Projet de loi Pinel : vers un statut des baux commerciaux à deux vitesses ?
Le projet de loi relatif au commerce, à l’artisanat et aux très petites entreprises consacre aux baux commerciaux de nombreuses dispositions destinées à renforcer la protection du locataire : lissage des augmentations de loyer, renforcement du droit de résiliation triennale, encadrement des charges refacturables, droit de préemption en cas de vente de l’immeuble loué, etc.
En réalité, ce sont les PME implantées en centre-ville, supposées être titulaires d’un bail « classique » de neuf ans, qui font l’objet de la sollicitude du Gouvernement et du Parlement.
Dans la version initiale du projet de loi, le mécanisme de lissage des hausses de loyer était déjà écarté à l’égard des baux comportant une durée supérieure à neuf ans ou une clause relative à la fixation du loyer, censés être l’apanage des centres commerciaux dans lesquels règnent les grandes enseignes.
Quelques mois plus tard, lorsque l’Assemblée nationale a restauré le caractère d’ordre public du droit de résiliation triennale, les bailleurs ont obtenu une dérogation notamment pour ces mêmes baux de plus de neuf ans. Le Sénat a pour sa part favorisé le maintien de ce statut dérogatoire en validant la clause des centres commerciaux fixant à l’avance la durée du bail renouvelé à une durée égale à celle du bail initial (en pratique, dix ou douze ans). Il aura fallu l’improbable alliance des sénateurs de l’UMP et du Parti Communiste pour que disparaisse la dérogation au lissage des hausses de loyer, mais le Gouvernement et l’Assemblée n’ont pas encore dit leur dernier mot… Et il demeure acquis en droit positif que les baux de plus de neuf ans ne relèvent pas du plafonnement du loyer de renouvellement.
C’est donc un véritable régime dérogatoire propre aux baux de plus de neuf ans qui se profile sous le signe de la liberté : pas de plafonnement, peut-être pas de lissage du déplafonnement, aménagement de la durée du bail en cours et du bail renouvelé.
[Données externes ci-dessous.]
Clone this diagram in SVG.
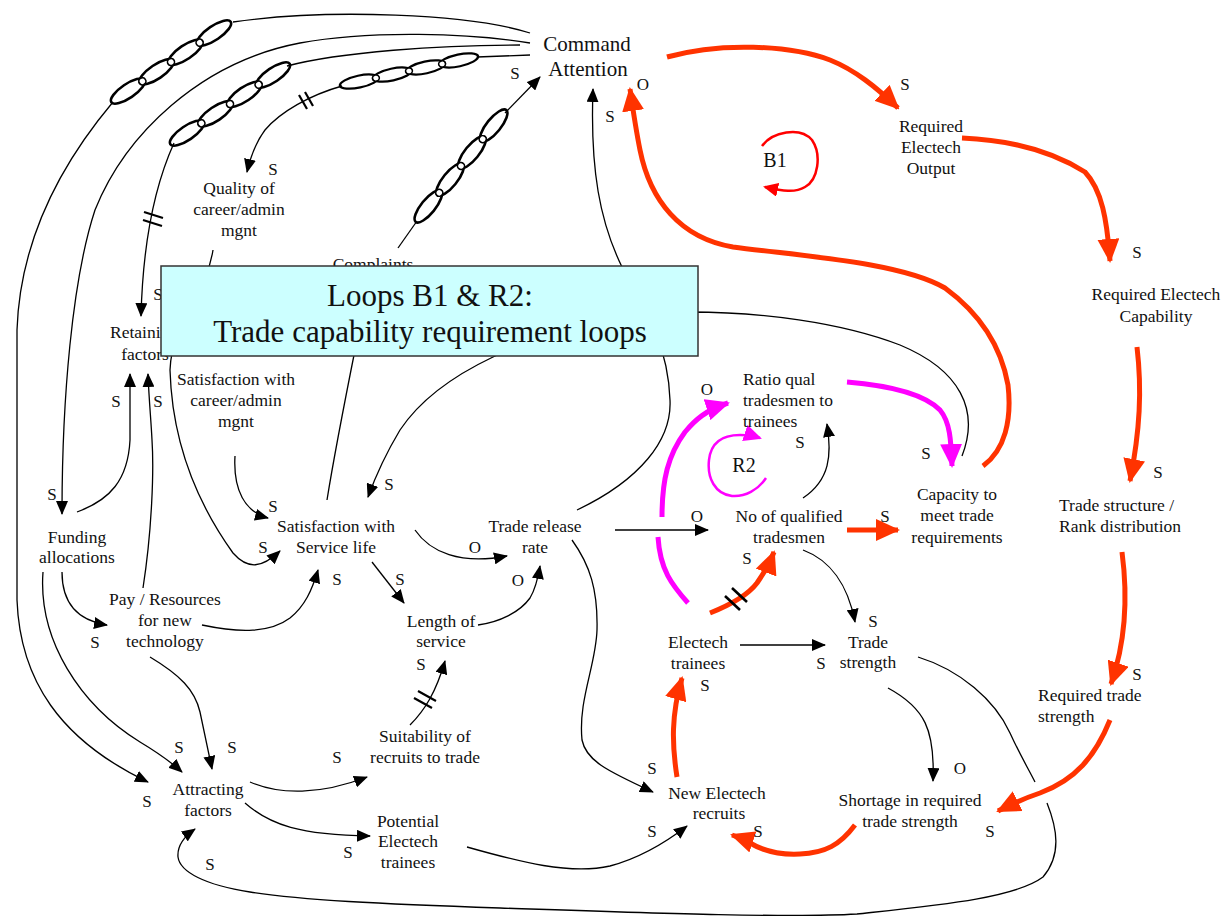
<svg xmlns="http://www.w3.org/2000/svg" width="1231" height="917" viewBox="0 0 1231 917">
<style>
.ln{fill:none;stroke:#000;stroke-width:1.3}
.red{fill:none;stroke:#FF3300;stroke-width:5}
.mag{fill:none;stroke:#FF00FF;stroke-width:5}
.hash{stroke:#000;stroke-width:2.2;fill:none}
.hr{stroke:#000;stroke-width:2.6;fill:none}
.ch ellipse{fill:none;stroke:#000;stroke-width:2.6}
.ch circle{fill:#fff;stroke:#000;stroke-width:1.6}
.t{font-family:"Liberation Serif","Times New Roman",serif;font-size:17.5px;fill:#111;text-anchor:middle}
.ts{text-anchor:start}
.p{font-family:"Liberation Serif","Times New Roman",serif;font-size:17px;fill:#111;text-anchor:middle}
</style>
<defs>
<marker id="ab" markerUnits="userSpaceOnUse" markerWidth="14" markerHeight="12" refX="13" refY="6" orient="auto"><path d="M0,0 L14,6 L0,12 z" fill="#000"/></marker>
<marker id="ar" markerUnits="userSpaceOnUse" markerWidth="24" markerHeight="22" refX="22" refY="11" orient="auto"><path d="M0,0 L24,11 L0,22 z" fill="#FF3300"/></marker>
<marker id="am" markerUnits="userSpaceOnUse" markerWidth="24" markerHeight="22" refX="22" refY="11" orient="auto"><path d="M0,0 L24,11 L0,22 z" fill="#FF00FF"/></marker>
<marker id="ab1" markerUnits="userSpaceOnUse" markerWidth="15" markerHeight="14" refX="13" refY="7" orient="auto"><path d="M0,0 L15,7 L0,14 z" fill="#FF0000"/></marker>
<marker id="ar2" markerUnits="userSpaceOnUse" markerWidth="18" markerHeight="17" refX="16" refY="8.5" orient="auto"><path d="M0,0 L18,8.5 L0,17 z" fill="#FF00FF"/></marker>
<g id="chainlink" class="ch">
<ellipse cx="-52" cy="0" rx="20" ry="7"/>
<ellipse cx="-17.5" cy="0" rx="20" ry="7"/>
<ellipse cx="17.5" cy="0" rx="20" ry="7"/>
<ellipse cx="52" cy="0" rx="20" ry="7"/>
<circle cx="-34.5" cy="0" r="3.5"/>
<circle cx="0" cy="0" r="3.5"/>
<circle cx="34.5" cy="0" r="3.5"/>
</g>
</defs>
<rect width="1231" height="917" fill="#fff"/>
<g id="connectors">
<path class="ln" d="M530,33 C470,14 330,8 233,22"/>
<path class="ln" d="M113,102 C60,165 20,240 17,330 L17,600 C20,680 60,740 148,782" marker-end="url(#ab)"/>
<path class="ln" d="M530,43 C470,33 370,30 300,43 C200,62 125,135 95,210 C72,280 62,400 62,514" marker-end="url(#ab)"/>
<path class="ln" d="M520,45 C440,45 340,52 287,66"/>
<path class="ln" d="M174,143 C155,185 143,240 141,316" marker-end="url(#ab)"/>
<path class="ln" d="M530,55 L477,57"/>
<path class="ln" d="M342,86 C310,95 280,112 265,130 C256,142 251,155 247,172" marker-end="url(#ab)"/>
<path class="ln" d="M398,248 L417,221"/>
<path class="ln" d="M505,113 L540,77" marker-end="url(#ab)"/>
<path class="ln" d="M577,510 C640,480 672,440 670,400 C668,340 640,300 622,267 C600,222 590,170 593,89" marker-end="url(#ab)"/>
<path class="ln" d="M962,456 C980,410 960,370 900,345 C840,322 760,312 690,312 C600,315 530,340 493,357 C455,375 420,400 400,430 C388,450 376,475 368,497" marker-end="url(#ab)"/>
<path class="ln" d="M213,250 C205,300 172,320 170,370 C172,440 195,500 233,553 C248,570 262,568 280,551" marker-end="url(#ab)"/>
<path class="ln" d="M327,500 C335,450 345,400 356,345"/>
<path class="ln" d="M235,456 C233,490 245,512 268,518" marker-end="url(#ab)"/>
<path class="ln" d="M77,512 C110,500 128,480 130,440 L130,374" marker-end="url(#ab)"/>
<path class="ln" d="M143,588 C152,530 154,470 152,440 C151,420 149,400 148,374" marker-end="url(#ab)"/>
<path class="ln" d="M62,572 C62,600 75,620 107,625" marker-end="url(#ab)"/>
<path class="ln" d="M43,572 C38,640 80,705 140,742 C160,754 172,763 182,772" marker-end="url(#ab)"/>
<path class="ln" d="M150,657 C180,675 195,690 200,712 L212,769" marker-end="url(#ab)"/>
<path class="ln" d="M202,625 C240,633 270,633 290,618 C305,606 312,590 318,570" marker-end="url(#ab)"/>
<path class="ln" d="M415,530 C430,552 460,565 507,556" marker-end="url(#ab)"/>
<path class="ln" d="M372,562 L404,603" marker-end="url(#ab)"/>
<path class="ln" d="M478,625 C500,622 520,612 530,598 C536,588 538,578 540,566" marker-end="url(#ab)"/>
<path class="ln" d="M410,725 C425,710 436,692 445,661" marker-end="url(#ab)"/>
<path class="ln" d="M250,782 C280,795 320,795 367,777" marker-end="url(#ab)"/>
<path class="ln" d="M245,803 C270,825 300,835 370,836" marker-end="url(#ab)"/>
<path class="ln" d="M467,847 C520,862 570,875 610,866 C640,858 665,843 687,826" marker-end="url(#ab)"/>
<path class="ln" d="M572,540 C590,565 598,590 597,630 C596,665 578,700 582,740 C586,760 605,770 653,792" marker-end="url(#ab)"/>
<path class="ln" d="M615,530 L708,530" marker-end="url(#ab)"/>
<path class="ln" d="M803,498 C830,480 832,455 827,424" marker-end="url(#ab)"/>
<path class="ln" d="M803,550 C830,560 848,585 855,622" marker-end="url(#ab)"/>
<path class="ln" d="M740,645 L825,645" marker-end="url(#ab)"/>
<path class="ln" d="M888,688 C925,708 935,730 933,781" marker-end="url(#ab)"/>
<path class="ln" d="M918,657 C960,670 995,700 1010,733 C1020,755 1028,768 1035,782 M1047,803 C1057,828 1062,855 1043,877 C1015,898 940,905 857,914 C790,918 650,913 500,908 C380,904 300,900 250,892 C205,885 180,872 178,857 C177,845 185,836 195,829" marker-end="url(#ab)"/>
<use href="#chainlink" transform="translate(171,62) rotate(-34)"/>
<use href="#chainlink" transform="translate(230,104) rotate(-34)"/>
<use href="#chainlink" transform="translate(409,71) rotate(-12) scale(0.98,0.85)"/>
<use href="#chainlink" transform="translate(461,166) rotate(-51)"/>
<path class="hash" d="M144,212 L163,218 M143,220 L162,226"/>
<path class="hash" d="M299,95 L307,109 M305,92 L313,106"/>
<path class="hash" d="M414,698 L432,708 M418,691 L436,701"/>
<path class="red" d="M667,57 C720,42 790,45 830,60 C855,70 876,87 898,108" marker-end="url(#ar)"/>
<path class="red" d="M962,138 C1010,140 1050,150 1085,172 C1102,190 1107,220 1110,261" marker-end="url(#ar)"/>
<path class="red" d="M1137,347 C1142,390 1140,430 1130,481" marker-end="url(#ar)"/>
<path class="red" d="M1122,552 C1127,590 1128,635 1111,684" marker-end="url(#ar)"/>
<path class="red" d="M1110,720 C1095,757 1075,780 1040,793 C1025,798 1012,804 998,811" marker-end="url(#ar)"/>
<path class="red" d="M855,825 C840,845 825,853 800,854 C780,855 765,852 750,843 C744,840 738,837 732,835" marker-end="url(#ar)"/>
<path class="red" d="M677,777 C672,745 671,715 682,678" marker-end="url(#ar)"/>
<path class="red" d="M710,613 C730,605 748,595 757,583 C764,573 769,565 774,552" marker-end="url(#ar)"/>
<path class="red" d="M847,530 L898,530" marker-end="url(#ar)"/>
<path class="red" d="M983,466 C1005,450 1012,420 1008,385 C1000,340 975,310 945,288 C900,262 800,256 733,247 C680,238 650,200 640,150 C636,130 633,110 630,89" marker-end="url(#ar)"/>
<path class="hr" d="M725,596 L740,610 M732,588 L747,602"/>
<path class="mag" d="M688,603 C672,585 660,570 658,537 M662,517 C662,480 668,455 685,432 C695,420 706,410 728,403" marker-end="url(#am)"/>
<path class="mag" d="M847,382 C895,386 925,395 940,410 C950,422 951,440 952,466" marker-end="url(#am)"/>
<path d="M762,146 C772,132 800,126 812,140 C822,155 818,180 805,187 C795,193 783,191 765,187" fill="none" stroke="#FF0000" stroke-width="2.5" marker-end="url(#ab1)"/>
<path d="M766,478 C758,490 745,497 732,496 C715,494 707,478 709,460 C711,442 722,435 740,435 C748,435 754,436 760,438" fill="none" stroke="#FF00FF" stroke-width="2.5" marker-end="url(#ar2)"/>
</g>
<g id="n-command"><text class="t" style="font-size:21px"><tspan x="587" y="51">Command</tspan><tspan x="588" y="76">Attention</tspan></text></g>
<g id="n-reqoutput"><text class="t"><tspan x="931" y="132">Required</tspan><tspan x="931" y="153">Electech</tspan><tspan x="931" y="174">Output</tspan></text></g>
<g id="n-reqcap"><text class="t"><tspan x="1156" y="300">Required Electech</tspan><tspan x="1156" y="322">Capability</tspan></text></g>
<g id="n-tradestruct"><text class="t ts"><tspan x="1059" y="511">Trade structure /</tspan><tspan x="1059" y="532">Rank distribution</tspan></text></g>
<g id="n-reqtrade"><text class="t ts"><tspan x="1038" y="701">Required trade</tspan><tspan x="1038" y="722">strength</tspan></text></g>
<g id="n-shortage"><text class="t"><tspan x="910" y="806">Shortage in required</tspan><tspan x="910" y="827">trade strength</tspan></text></g>
<g id="n-tradestrength"><text class="t"><tspan x="868" y="648">Trade</tspan><tspan x="868" y="668">strength</tspan></text></g>
<g id="n-capacity"><text class="t"><tspan x="957" y="500">Capacity to</tspan><tspan x="957" y="521">meet trade</tspan><tspan x="957" y="543">requirements</tspan></text></g>
<g id="n-noqual"><text class="t"><tspan x="789" y="522">No of qualified</tspan><tspan x="789" y="543">tradesmen</tspan></text></g>
<g id="n-ratio"><text class="t ts"><tspan x="743" y="385">Ratio qual</tspan><tspan x="743" y="406">tradesmen to</tspan><tspan x="743" y="427">trainees</tspan></text></g>
<g id="n-trainees"><text class="t"><tspan x="698" y="648">Electech</tspan><tspan x="698" y="669">trainees</tspan></text></g>
<g id="n-newrecruits"><text class="t"><tspan x="717" y="799">New Electech</tspan><tspan x="719" y="819">recruits</tspan></text></g>
<g id="n-release"><text class="t"><tspan x="535" y="532">Trade release</tspan><tspan x="535" y="553">rate</tspan></text></g>
<g id="n-length"><text class="t"><tspan x="441" y="627">Length of</tspan><tspan x="441" y="647">service</tspan></text></g>
<g id="n-suitability"><text class="t"><tspan x="425" y="742">Suitability of</tspan><tspan x="425" y="763">recruits to trade</tspan></text></g>
<g id="n-potential"><text class="t"><tspan x="408" y="827">Potential</tspan><tspan x="408" y="847">Electech</tspan><tspan x="408" y="868">trainees</tspan></text></g>
<g id="n-attracting"><text class="t"><tspan x="208" y="795">Attracting</tspan><tspan x="208" y="816">factors</tspan></text></g>
<g id="n-pay"><text class="t"><tspan x="165" y="605">Pay / Resources</tspan><tspan x="165" y="626">for new</tspan><tspan x="165" y="647">technology</tspan></text></g>
<g id="n-funding"><text class="t"><tspan x="77" y="543">Funding</tspan><tspan x="77" y="563">allocations</tspan></text></g>
<g id="n-retaining"><text class="t"><tspan x="144" y="338">Retaining</tspan><tspan x="145" y="360">factors</tspan></text></g>
<g id="n-satcareer"><text class="t"><tspan x="236" y="385">Satisfaction with</tspan><tspan x="236" y="406">career/admin</tspan><tspan x="236" y="427">mgnt</tspan></text></g>
<g id="n-satservice"><text class="t"><tspan x="336" y="532">Satisfaction with</tspan><tspan x="336" y="553">Service life</tspan></text></g>
<g id="n-quality"><text class="t"><tspan x="239" y="194">Quality of</tspan><tspan x="239" y="215">career/admin</tspan><tspan x="239" y="236">mgnt</tspan></text></g>
<g id="n-complaints"><text class="t" x="373" y="270">Complaints</text></g>
<g id="polarities">
<text class="p" x="273" y="175">S</text>
<text class="p" x="158" y="300">S</text>
<text class="p" x="515" y="79">S</text>
<text class="p" x="643" y="90">O</text>
<text class="p" x="610" y="122">S</text>
<text class="p" x="905" y="90">S</text>
<text class="p" x="1137" y="258">S</text>
<text class="p" x="1158" y="478">S</text>
<text class="p" x="1137" y="680">S</text>
<text class="p" x="990" y="837">S</text>
<text class="p" x="960" y="774">O</text>
<text class="p" x="873" y="627">S</text>
<text class="p" x="821" y="669">S</text>
<text class="p" x="885" y="522">S</text>
<text class="p" x="926" y="459">S</text>
<text class="p" x="800" y="448">S</text>
<text class="p" x="707" y="395">O</text>
<text class="p" x="697" y="522">O</text>
<text class="p" x="747" y="564">S</text>
<text class="p" x="705" y="691">S</text>
<text class="p" x="652" y="774">S</text>
<text class="p" x="652" y="837">S</text>
<text class="p" x="758" y="837">S</text>
<text class="p" x="475" y="553">O</text>
<text class="p" x="518" y="586">O</text>
<text class="p" x="389" y="490">S</text>
<text class="p" x="273" y="512">S</text>
<text class="p" x="263" y="553">S</text>
<text class="p" x="337" y="585">S</text>
<text class="p" x="400" y="585">S</text>
<text class="p" x="421" y="670">S</text>
<text class="p" x="337" y="763">S</text>
<text class="p" x="348" y="858">S</text>
<text class="p" x="179" y="753">S</text>
<text class="p" x="232" y="753">S</text>
<text class="p" x="147" y="807">S</text>
<text class="p" x="210" y="870">S</text>
<text class="p" x="95" y="648">S</text>
<text class="p" x="116" y="407">S</text>
<text class="p" x="158" y="407">S</text>
<text class="p" x="52" y="500">S</text>
<text class="p" x="775" y="167" style="font-size:20px">B1</text>
<text class="p" x="744" y="472" style="font-size:20px">R2</text>
</g>
<g id="title">
<rect x="161" y="266" width="537" height="90" fill="#CCFFFF" stroke="#333" stroke-width="1.5"/>
<text class="t" style="font-size:31px"><tspan x="430" y="306">Loops B1 &amp; R2:</tspan><tspan x="430" y="342">Trade capability requirement loops</tspan></text>
</g>
</svg>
Le législateur part du principe que ces baux sont propres aux centres commerciaux et que les locataires concernés sont en mesure de les négocier.
Il est exact que les baux de dix ou douze ans sont d’usage dans les centres commerciaux, où la liberté contractuelle est déjà très utilisée. Mais il y a là une formidable échappatoire aux nouvelles contraintes introduites par le projet de loi Pinel, car rien n’interdira aux autres bailleurs d’imposer une telle durée à leurs locataires.
L’ordre public n’a aucune effectivité s’il suffit pour y échapper de stipuler une durée supérieure à neuf années. Il est à craindre qu’un tel cadeau empoisonné soit accepté par ce petit locataire que le législateur veut protéger, mais qui connaît mal les subtilités du statut des baux commerciaux, et n’a bien souvent pas les moyens de rémunérer un conseil.
À l’inverse, rien n’interdira à un locataire plus puissant d’exiger la conclusion d’un bail de neuf ans de manière à bénéficier des avancées du projet de loi Pinel. Le législateur part de l’idée assez juste que les locataires n’ont pas tous besoin d’une protection identique, mais ce n’est pas dans la durée du bail qu’il trouvera un critère approprié. Cela revient à abandonner à la partie la plus forte – souvent le bailleur, parfois le locataire – le choix entre le régime « classique » des baux de neuf ans et le régime dérogatoire des baux de plus de neuf ans.